UNE APPROCHE RÉGIONALE
La carte du stock de carbone actuel dans les sols de France – publiée plus haut – montre que les stocks les plus importants correspondent aux sols de prairies et de forêts. Ils sont beaucoup plus faibles dans les zones de grandes cultures, ce qui explique pourquoi c’est dans ces zones que la mise en place de pratiques visant à stocker plus de carbone sont les plus efficaces.

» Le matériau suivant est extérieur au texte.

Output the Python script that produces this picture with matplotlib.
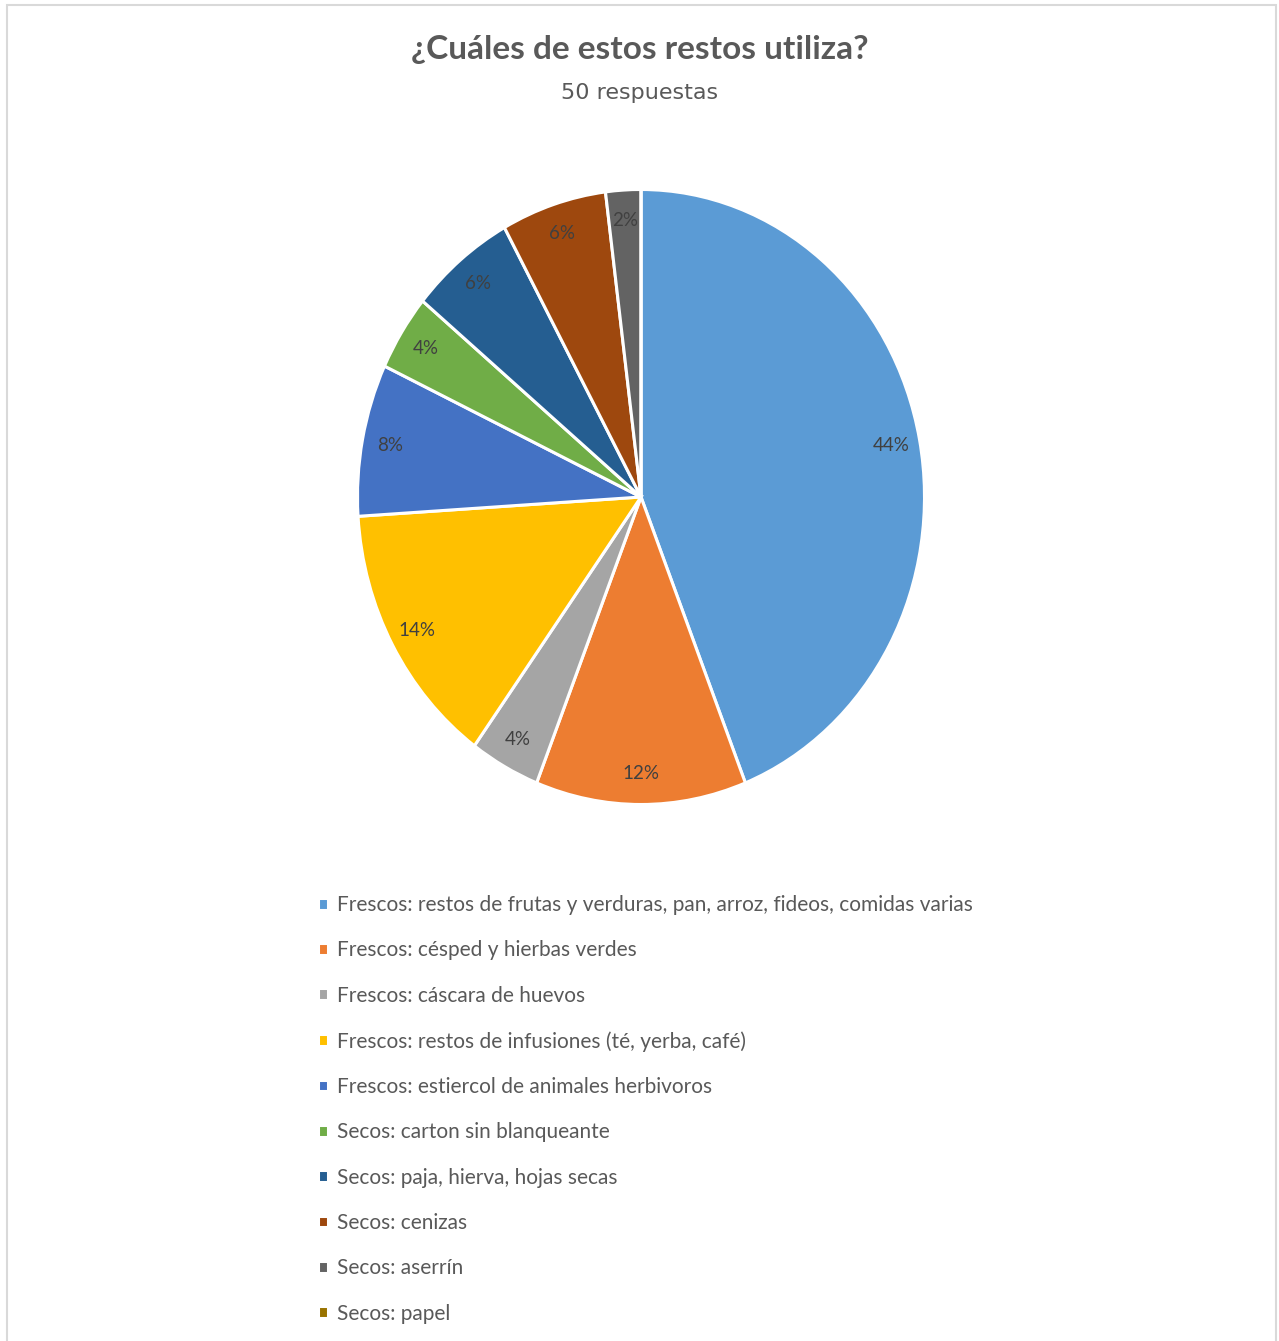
import matplotlib
matplotlib.use("Agg")
import matplotlib.pyplot as plt
from matplotlib.patches import Rectangle


TITLE = "¿Cuáles de estos restos utiliza?"
SUBTITLE = "50 respuestas"

LABELS = [
    "Frescos: restos de frutas y verduras, pan, arroz, fideos, comidas varias",
    "Frescos: césped y hierbas verdes",
    "Frescos: cáscara de huevos",
    "Frescos: restos de infusiones (té, yerba, café)",
    "Frescos: estiercol de animales herbivoros",
    "Secos: carton sin blanqueante",
    "Secos: paja, hierva, hojas secas",
    "Secos: cenizas",
    "Secos: aserrín",
    "Secos: papel",
]
VALUES = [44, 12, 4, 14, 8, 4, 6, 6, 2, 0]
COLORS = ["#5B9BD5", "#ED7D31", "#A5A5A5", "#FFC000", "#4472C4",
          "#70AD47", "#255E91", "#9E480E", "#636363", "#997300"]


def pct_label(p):
    # papel queda en 0%, no se rotula
    if p < 0.5:
        return ""
    return f"{p:.0f}%"


def main():
    plt.rcParams["font.family"] = ["Lato", "DejaVu Sans"]
    W, H = 1279, 1341
    fig = plt.figure(figsize=(W / 100, H / 100), dpi=100)

    # borde gris claro del gráfico
    fig.patches.append(Rectangle((7 / W, -0.01), (1276 - 7) / W, 1 - 5 / H + 0.01,
                                 transform=fig.transFigure, fill=False,
                                 edgecolor="#D9D9D9", linewidth=1.5))

    fig.text(640 / W, 1 - 50 / H, TITLE, ha="center", va="center",
             fontsize=24, fontweight="bold", color="#595959")
    fig.text(640 / W, 1 - 93 / H, SUBTITLE, ha="center", va="center",
             fontsize=16, color="#595959", family="DejaVu Sans")

    # pie (algo estirado en vertical, como en la imagen)
    cx, cy, rx, ry = 641, 497, 283.5, 307.5
    ax = fig.add_axes([(cx - rx) / W, 1 - (cy + ry) / H, 2 * rx / W, 2 * ry / H])
    wedges, _, autotexts = ax.pie(
        VALUES, colors=COLORS, startangle=90, counterclock=False,
        autopct=pct_label, pctdistance=0.9,
        wedgeprops=dict(edgecolor="white", linewidth=2.2),
        textprops=dict(color="#404040", fontsize=13.5),
    )
    ax.set_aspect("auto")
    ax.set_xlim(-1, 1)
    ax.set_ylim(-1, 1)

    fig.legend(wedges, LABELS, loc="upper left",
               bbox_to_anchor=(318 / W, 1 - 895 / H), frameon=False,
               fontsize=15, handlelength=0.5, handleheight=0.5,
               handletextpad=0.4, labelspacing=1.216, labelcolor="#595959",
               borderpad=0, borderaxespad=0)

    fig.savefig("out.png", dpi=100)


if __name__ == "__main__":
    main()
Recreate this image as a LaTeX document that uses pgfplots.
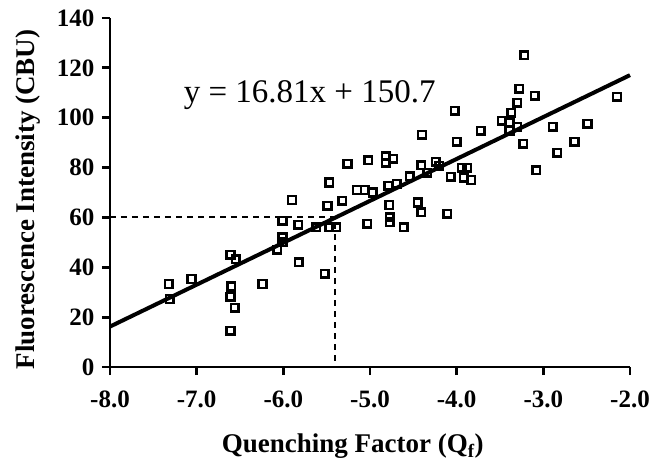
\documentclass[border=0pt]{standalone}
\usepackage{pgfplots}
\pgfplotsset{compat=1.18}
\usepackage{fontspec}
\setmainfont{Liberation Serif}
\pgfplotstableread{
x y
-7.32 33.3
-7.31 27.3
-7.06 35.3
-6.61 45
-6.55 43.3
-6.60 32.3
-6.61 28.2
-6.56 23.7
-6.61 14.5
-6.24 33.3
-6.07 47
-6.01 52
-6.01 50
-6.01 58.6
-5.90 67
-5.83 57
-5.82 42
-5.62 56
-5.52 37.4
-5.49 64.7
-5.47 74
-5.47 56
-5.39 56
-5.32 66.7
-5.26 81.5
-5.15 71
-5.06 71
-5.03 57.4
-5.02 83
-4.97 70
-4.82 84.5
-4.82 82
-4.79 72.7
-4.78 65
-4.77 60
-4.77 58
-4.73 83.5
-4.69 73.5
-4.61 56
-4.54 76.5
-4.45 66
-4.41 62
-4.41 81
-4.40 93.2
-4.34 78
-4.24 82.3
-4.20 80.7
-4.11 61.4
-4.07 76.3
-4.02 102.8
-4.00 90.4
-3.94 80
-3.92 76
-3.88 80
-3.83 75
-3.72 94.8
-3.48 98.8
-3.39 98
-3.39 94.8
-3.37 102
-3.30 106
-3.30 96.4
-3.28 111.6
-3.23 89.6
-3.22 125
-3.10 108.8
-3.08 79
-2.89 96.4
-2.84 86
-2.64 90.4
-2.49 97.6
-2.15 108.4
}\datatable
\begin{document}
\begin{tikzpicture}
\begin{axis}[
  name=main,
  scale only axis,
  width=520pt, height=349pt,
  xmin=-8, xmax=-2, ymin=0, ymax=140,
  axis x line*=bottom, axis y line*=left,
  axis line style={line width=2.8pt, -},
  xtick={-8,-7,-6,-5,-4,-3,-2},
  xticklabels={-8.0,-7.0,-6.0,-5.0,-4.0,-3.0,-2.0},
  ytick={0,20,40,60,80,100,120,140},
  tick align=outside,
  major tick length=8pt,
  every tick/.style={black, line width=2.8pt},
  /pgf/number format/assume math mode=true,
  ticklabel style={font=\fontsize{25}{28}\selectfont\bfseries},
  xticklabel style={yshift=-12pt},
  yticklabel style={xshift=-4pt},
  xlabel={Quenching Factor (Q\textsubscript{f})},
  ylabel={Fluorescence Intensity (CBU)},
  label style={font=\fontsize{27}{30}\selectfont\bfseries},
  xlabel style={at={(axis description cs:0.467,-0.246)}, anchor=base},
  ylabel style={at={(axis description cs:-0.158,0.48)}, anchor=center},
  clip=false,
]
\addplot[black, line width=2pt, dash pattern=on 6pt off 5pt] coordinates {(-8,60) (-5.4,60) (-5.4,0)};
\addplot[black, line width=4pt] coordinates {(-8,16.22) (-2,117.08)};
\addplot[only marks, mark=square, mark size=3.8pt, mark options={line width=2.5pt, black, fill=white}] table[x=x,y=y] {\datatable};
\node[font=\fontsize{33}{36}\selectfont, anchor=base west, inner sep=0pt] at (axis cs:-7.15,106.3) {y = 16.81x + 150.7};
\end{axis}
\pgfresetboundingbox
\path ([shift={(-110pt,-94pt)}]main.south west) rectangle ([shift={(19pt,18pt)}]main.north east);
\end{tikzpicture}
\end{document}
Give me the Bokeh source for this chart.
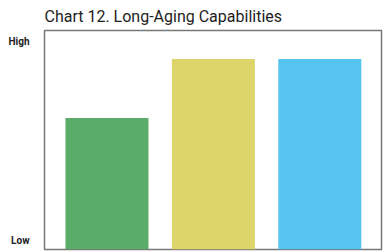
from bokeh.plotting import figure
from bokeh.models import Range1d, FixedTicker, Title
from bokeh.embed import file_html
from bokeh.resources import INLINE

categories = ["Product A", "Product B", "Product C"]
values = [60, 87, 87]
colors = ["#5bab6b", "#ddd46a", "#55c5f0"]
tick_values = [4, 95]
tick_labels = ["Low", "High"]
title_text = "Chart 12. Long-Aging Capabilities"

xs = list(range(len(categories)))

p = figure(width=385, height=251, output_backend="svg", toolbar_location=None,
           x_range=Range1d(-0.587, 2.58), y_range=Range1d(0, 100),
           min_border_left=44, min_border_right=4, min_border_bottom=2, min_border_top=0)
p.title = Title(text=title_text, text_font="Roboto", text_font_size="16px",
                text_font_style="normal", text_color="#1e1e1e", offset=0, standoff=9)
p.vbar(x=xs, top=values, width=0.78, color=colors, line_color=None)

p.xaxis.visible = False
p.xgrid.visible = False
p.ygrid.visible = False
p.yaxis.ticker = FixedTicker(ticks=tick_values)
p.yaxis.major_label_overrides = {v: t for v, t in zip(tick_values, tick_labels)}
p.yaxis.axis_line_color = None
p.yaxis.major_tick_line_color = None
p.yaxis.minor_tick_line_color = None
p.yaxis.major_label_text_font = "Roboto"
p.yaxis.major_label_text_font_style = "bold"
p.yaxis.major_label_text_font_size = "10px"
p.yaxis.major_label_text_color = "#222222"
p.yaxis.major_label_standoff = 9
p.outline_line_color = "#777777"
p.outline_line_width = 1.5
p.background_fill_color = "white"
p.border_fill_color = "white"

open("out.html", "w").write(file_html(p, INLINE))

L’étude a simulé pour chacune des 22 anciennes régions administratives françaises quelles pratiques pourraient être mises en œuvre et à quel coût pour augmenter ce stockage. L’un des enseignements est que la mise en œuvre de cultures intermédiaires – soit en allongeant dans le temps les couverts déjà en place, soit en augmentant leur fréquence dans la rotation des cultures – pourrait être mises en œuvre dans la quasi-totalité des zones de grandes cultures en France. Le gain de stockage de carbone ainsi obtenu serait de + 2,3 p mille par an en moyenne. Les coûts de mise en place varient selon les régions, avec une moyenne nationale de 39 €/ha/an. Le stockage additionnel obtenu par ce moyen serait le plus élevé dans le Bassin parisien et en Poitou-Charente, grâce à l’ajout de cultures intermédiaires en interculture d’été. Le coût y serait par ailleurs plus faible que la moyenne nationale.